Reproduce the lines of the material exactly, excluding every image.

====

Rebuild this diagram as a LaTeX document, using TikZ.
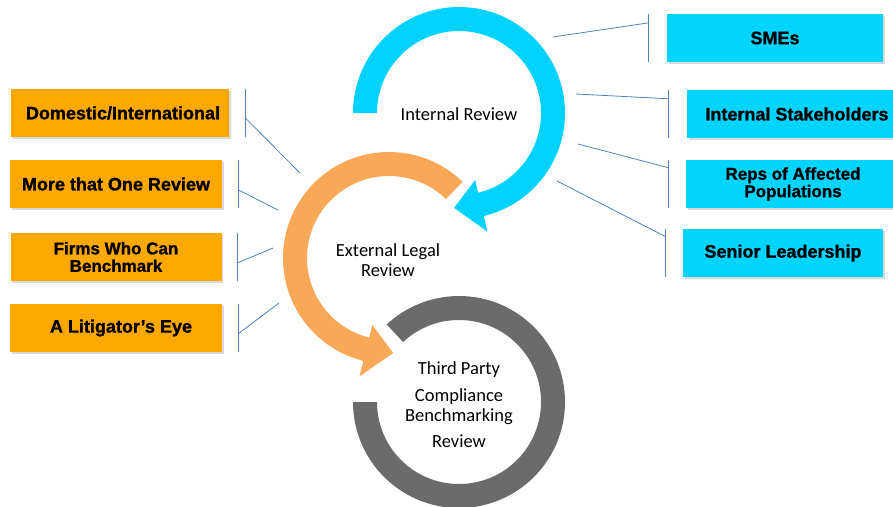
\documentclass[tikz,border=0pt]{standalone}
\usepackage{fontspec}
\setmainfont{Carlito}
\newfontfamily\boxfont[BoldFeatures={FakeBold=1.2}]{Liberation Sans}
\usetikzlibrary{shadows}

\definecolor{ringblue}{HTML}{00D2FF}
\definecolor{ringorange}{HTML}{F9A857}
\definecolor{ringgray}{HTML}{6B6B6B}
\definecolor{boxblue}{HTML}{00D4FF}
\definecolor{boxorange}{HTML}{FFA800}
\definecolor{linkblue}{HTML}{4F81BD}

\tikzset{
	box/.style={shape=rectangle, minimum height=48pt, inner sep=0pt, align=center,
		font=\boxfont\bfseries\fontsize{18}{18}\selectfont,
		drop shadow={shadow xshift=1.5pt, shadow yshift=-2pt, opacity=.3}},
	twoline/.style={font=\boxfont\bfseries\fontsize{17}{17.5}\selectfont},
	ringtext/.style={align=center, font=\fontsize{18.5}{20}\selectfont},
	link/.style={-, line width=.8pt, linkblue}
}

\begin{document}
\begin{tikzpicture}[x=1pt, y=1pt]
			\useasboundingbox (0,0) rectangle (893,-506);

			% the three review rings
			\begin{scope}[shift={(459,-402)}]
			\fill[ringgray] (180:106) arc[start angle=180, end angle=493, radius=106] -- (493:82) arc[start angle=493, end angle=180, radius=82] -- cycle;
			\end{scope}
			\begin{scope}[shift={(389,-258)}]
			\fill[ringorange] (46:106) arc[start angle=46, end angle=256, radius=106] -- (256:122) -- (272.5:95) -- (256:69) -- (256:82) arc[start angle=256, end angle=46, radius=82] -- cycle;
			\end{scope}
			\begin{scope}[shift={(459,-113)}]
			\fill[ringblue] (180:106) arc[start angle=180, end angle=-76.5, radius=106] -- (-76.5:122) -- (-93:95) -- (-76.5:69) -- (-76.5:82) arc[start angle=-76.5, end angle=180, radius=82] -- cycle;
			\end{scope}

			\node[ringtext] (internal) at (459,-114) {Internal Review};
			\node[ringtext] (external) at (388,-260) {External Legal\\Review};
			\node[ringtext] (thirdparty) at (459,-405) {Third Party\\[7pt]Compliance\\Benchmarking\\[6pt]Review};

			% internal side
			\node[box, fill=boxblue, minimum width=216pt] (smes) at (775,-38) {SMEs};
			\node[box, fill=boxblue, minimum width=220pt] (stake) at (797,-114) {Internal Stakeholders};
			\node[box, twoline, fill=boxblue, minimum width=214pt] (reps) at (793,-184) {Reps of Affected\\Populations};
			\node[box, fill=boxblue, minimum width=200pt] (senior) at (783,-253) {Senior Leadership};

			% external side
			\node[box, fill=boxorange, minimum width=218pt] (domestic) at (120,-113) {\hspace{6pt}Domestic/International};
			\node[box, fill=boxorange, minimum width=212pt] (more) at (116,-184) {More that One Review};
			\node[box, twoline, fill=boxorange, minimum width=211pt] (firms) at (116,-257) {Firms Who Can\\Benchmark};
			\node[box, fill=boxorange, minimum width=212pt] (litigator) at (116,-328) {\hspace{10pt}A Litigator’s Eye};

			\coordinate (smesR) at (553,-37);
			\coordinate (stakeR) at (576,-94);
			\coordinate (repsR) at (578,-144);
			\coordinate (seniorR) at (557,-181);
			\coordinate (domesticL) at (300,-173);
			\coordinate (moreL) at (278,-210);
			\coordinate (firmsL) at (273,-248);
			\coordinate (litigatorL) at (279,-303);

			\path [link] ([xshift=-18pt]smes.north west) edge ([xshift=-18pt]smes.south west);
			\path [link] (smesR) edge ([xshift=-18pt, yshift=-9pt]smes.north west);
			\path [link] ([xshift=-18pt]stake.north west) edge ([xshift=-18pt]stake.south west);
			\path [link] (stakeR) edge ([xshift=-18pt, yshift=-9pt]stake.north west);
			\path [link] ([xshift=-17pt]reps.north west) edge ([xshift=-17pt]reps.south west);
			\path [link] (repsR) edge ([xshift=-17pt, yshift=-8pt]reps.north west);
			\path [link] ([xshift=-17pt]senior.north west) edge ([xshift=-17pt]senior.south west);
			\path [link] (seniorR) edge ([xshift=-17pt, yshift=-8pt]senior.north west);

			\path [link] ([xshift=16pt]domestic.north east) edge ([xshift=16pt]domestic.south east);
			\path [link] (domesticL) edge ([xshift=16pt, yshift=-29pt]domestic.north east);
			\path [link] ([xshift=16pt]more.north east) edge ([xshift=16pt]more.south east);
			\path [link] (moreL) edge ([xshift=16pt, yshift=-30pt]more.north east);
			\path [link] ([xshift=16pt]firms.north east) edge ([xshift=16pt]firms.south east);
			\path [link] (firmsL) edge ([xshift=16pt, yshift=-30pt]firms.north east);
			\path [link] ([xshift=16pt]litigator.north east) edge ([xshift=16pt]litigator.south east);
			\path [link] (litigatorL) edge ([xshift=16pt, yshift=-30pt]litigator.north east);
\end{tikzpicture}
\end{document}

====

Finished task -
Rebuild this diagram as a LaTeX document, using TikZ.
\documentclass[tikz,border=0pt]{standalone}
\usepackage{fontspec}
\setmainfont{Carlito}
\newfontfamily\boxfont[BoldFeatures={FakeBold=1.2}]{Liberation Sans}
\usetikzlibrary{shadows}

\definecolor{ringblue}{HTML}{00D2FF}
\definecolor{ringorange}{HTML}{F9A857}
\definecolor{ringgray}{HTML}{6B6B6B}
\definecolor{boxblue}{HTML}{00D4FF}
\definecolor{boxorange}{HTML}{FFA800}
\definecolor{linkblue}{HTML}{4F81BD}

\tikzset{
	box/.style={shape=rectangle, minimum height=48pt, inner sep=0pt, align=center,
		font=\boxfont\bfseries\fontsize{18}{18}\selectfont,
		drop shadow={shadow xshift=1.5pt, shadow yshift=-2pt, opacity=.3}},
	twoline/.style={font=\boxfont\bfseries\fontsize{17}{17.5}\selectfont},
	ringtext/.style={align=center, font=\fontsize{18.5}{20}\selectfont},
	link/.style={-, line width=.8pt, linkblue}
}

\begin{document}
\begin{tikzpicture}[x=1pt, y=1pt]
			\useasboundingbox (0,0) rectangle (893,-506);

			% the three review rings
			\begin{scope}[shift={(459,-402)}]
			\fill[ringgray] (180:106) arc[start angle=180, end angle=493, radius=106] -- (493:82) arc[start angle=493, end angle=180, radius=82] -- cycle;
			\end{scope}
			\begin{scope}[shift={(389,-258)}]
			\fill[ringorange] (46:106) arc[start angle=46, end angle=256, radius=106] -- (256:122) -- (272.5:95) -- (256:69) -- (256:82) arc[start angle=256, end angle=46, radius=82] -- cycle;
			\end{scope}
			\begin{scope}[shift={(459,-113)}]
			\fill[ringblue] (180:106) arc[start angle=180, end angle=-76.5, radius=106] -- (-76.5:122) -- (-93:95) -- (-76.5:69) -- (-76.5:82) arc[start angle=-76.5, end angle=180, radius=82] -- cycle;
			\end{scope}

			\node[ringtext] (internal) at (459,-114) {Internal Review};
			\node[ringtext] (external) at (388,-260) {External Legal\\Review};
			\node[ringtext] (thirdparty) at (459,-405) {Third Party\\[7pt]Compliance\\Benchmarking\\[6pt]Review};

			% internal side
			\node[box, fill=boxblue, minimum width=216pt] (smes) at (775,-38) {SMEs};
			\node[box, fill=boxblue, minimum width=220pt] (stake) at (797,-114) {Internal Stakeholders};
			\node[box, twoline, fill=boxblue, minimum width=214pt] (reps) at (793,-184) {Reps of Affected\\Populations};
			\node[box, fill=boxblue, minimum width=200pt] (senior) at (783,-253) {Senior Leadership};

			% external side
			\node[box, fill=boxorange, minimum width=218pt] (domestic) at (120,-113) {\hspace{6pt}Domestic/International};
			\node[box, fill=boxorange, minimum width=212pt] (more) at (116,-184) {More that One Review};
			\node[box, twoline, fill=boxorange, minimum width=211pt] (firms) at (116,-257) {Firms Who Can\\Benchmark};
			\node[box, fill=boxorange, minimum width=212pt] (litigator) at (116,-328) {\hspace{10pt}A Litigator’s Eye};

			\coordinate (smesR) at (553,-37);
			\coordinate (stakeR) at (576,-94);
			\coordinate (repsR) at (578,-144);
			\coordinate (seniorR) at (557,-181);
			\coordinate (domesticL) at (300,-173);
			\coordinate (moreL) at (278,-210);
			\coordinate (firmsL) at (273,-248);
			\coordinate (litigatorL) at (279,-303);

			\path [link] ([xshift=-18pt]smes.north west) edge ([xshift=-18pt]smes.south west);
			\path [link] (smesR) edge ([xshift=-18pt, yshift=-9pt]smes.north west);
			\path [link] ([xshift=-18pt]stake.north west) edge ([xshift=-18pt]stake.south west);
			\path [link] (stakeR) edge ([xshift=-18pt, yshift=-9pt]stake.north west);
			\path [link] ([xshift=-17pt]reps.north west) edge ([xshift=-17pt]reps.south west);
			\path [link] (repsR) edge ([xshift=-17pt, yshift=-8pt]reps.north west);
			\path [link] ([xshift=-17pt]senior.north west) edge ([xshift=-17pt]senior.south west);
			\path [link] (seniorR) edge ([xshift=-17pt, yshift=-8pt]senior.north west);

			\path [link] ([xshift=16pt]domestic.north east) edge ([xshift=16pt]domestic.south east);
			\path [link] (domesticL) edge ([xshift=16pt, yshift=-29pt]domestic.north east);
			\path [link] ([xshift=16pt]more.north east) edge ([xshift=16pt]more.south east);
			\path [link] (moreL) edge ([xshift=16pt, yshift=-30pt]more.north east);
			\path [link] ([xshift=16pt]firms.north east) edge ([xshift=16pt]firms.south east);
			\path [link] (firmsL) edge ([xshift=16pt, yshift=-30pt]firms.north east);
			\path [link] ([xshift=16pt]litigator.north east) edge ([xshift=16pt]litigator.south east);
			\path [link] (litigatorL) edge ([xshift=16pt, yshift=-30pt]litigator.north east);
\end{tikzpicture}
\end{document}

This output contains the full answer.